La concertation sociale doit redevenir un dia-logue social (salarié / employeur) où les intérêts des uns et des autres sont clairement représentés. Elle doit cesser d'être cette communion dans l'emploi qui est un peu la Pax Romana ou la paix de cimetière dont tu parles.
Ce texte réagit à un texte du représentant de la CSC:
QUELLE PAIX, SANS JUSTICE ?
Notre gouvernement et les représentants patronaux appellent chaque jour à la paix sociale. Mais de quelle paix parlent-ils ?
On connaît la paix des cimetières : là où toute vie a été écrasée, plus aucun bruit, plus aucun mouvement n’est à craindre - ni à espérer.
On connaît aussi la Pax Romana : la paix par la terreur, la division, le découragement – celle que les armées de l’empire romain imposaient aux peuples conquis.
Mais la paix véritable est très différente. Elle est beaucoup plus que l’absence de combats. Dans cette paix véritable, si les gens arrêtent de se battre, ce n’est pas parce qu’ils sont écrasés ; ce n’est parce qu’ils sont découragés et divisés : c’est parce qu’ils peuvent vivre dans un monde suffisamment juste. Il en va de même pour la paix sociale.
Le projet d’accord interprofessionnel négocié ce 30 janvier est évidemment insatisfaisant. Si la CSC a pourtant décidé de soumettre ce projet à ses instances (décision ce mardi 10), c’est pour deux raisons. Primo le gouvernement se tenait derrière la porte, menaçant d’imposer une norme de 0%. Secundo, le texte n’impose pas d’accepter le saut d’index.
Car une chose est sûre : un maximum à négocier (à 0,5% ou à 0,8%...) avec un saut d’index, ce serait une perte énorme pour tout le monde. Certains gagneraient un peu et perdraient le triple ou le quadruple, d’autres – les secteurs les plus faibles, les pensionnés, les inactifs ne feraient que perdre. Pour rappel, une personne de 30 ans perdra, sur sa carrière, environ 30000 € si le saut d’index est appliqué.

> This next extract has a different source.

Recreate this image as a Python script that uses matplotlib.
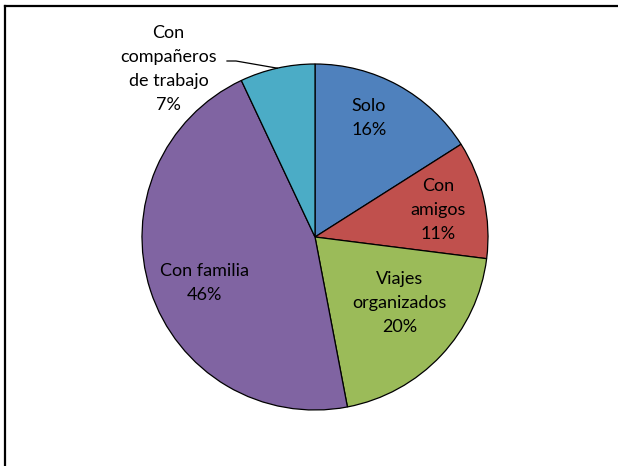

Et ce saut d’index (absurde économiquement dans une Europe en déflation où l’urgence est d’augmenter les salaires) n’est pas la seule chose injuste et inacceptable du programme De Wever-Michel : la pension à 67 ans, la quasi suppression des prépensions et du crédit-temps, les coupes dans la santé, les pertes pour les travailleuses à temps partiels et les chômeurs âgés, l’exclusion des chômeurs, la justice fiscale, etc.
C’est pourquoi, pour la CNE, que le pré-accord soit accepté ou pas, il n’y aura pas de paix sociale véritable tant que ce gouvernement maintient ses projets de destruction sociale.
Le but des représentants patronaux, en négociant ce pré-accord, était de diviser les syndicats et de briser le mouvement exceptionnellement puissant que les travailleurs et de nombreux groupes à leur côté ont montré en décembre. A l’heure où j’écris, il n’est pas certain que cet objectif de division soit atteint. On peut comprendre les arguments de la FGTB, qui souligne les défauts évidents de ce texte (une marge salariale faible, pas de suppression de saut d’index). On peut évidemment choisir plutôt le raisonnement de la CSC, qui met en avant les acquis du texte : fin du chantage patronal sur la liaison au bien-être, une marge plus grande que zéro, et pas de confirmation du saut d’index.
Mais quoi qu’il arrive de ce pré-accord (la CNE en décidera ce lundi 9), l’essentiel sera de conserver – et, au besoin, de reconstruire – un front commun syndical et social pour se battre contre un gouvernement au service de l’argent et qui détruit notre modèle social.
C’est ce que la CNE a fait en 2014, c’est ce qu’elle fera en 2015, que je vous souhaite pleine de santé, de bonheur, de solidarité et de combativité. Et remplie d’une paix véritable, qui sera basée sur la justice, et non sur la peur, la division ou la résignation.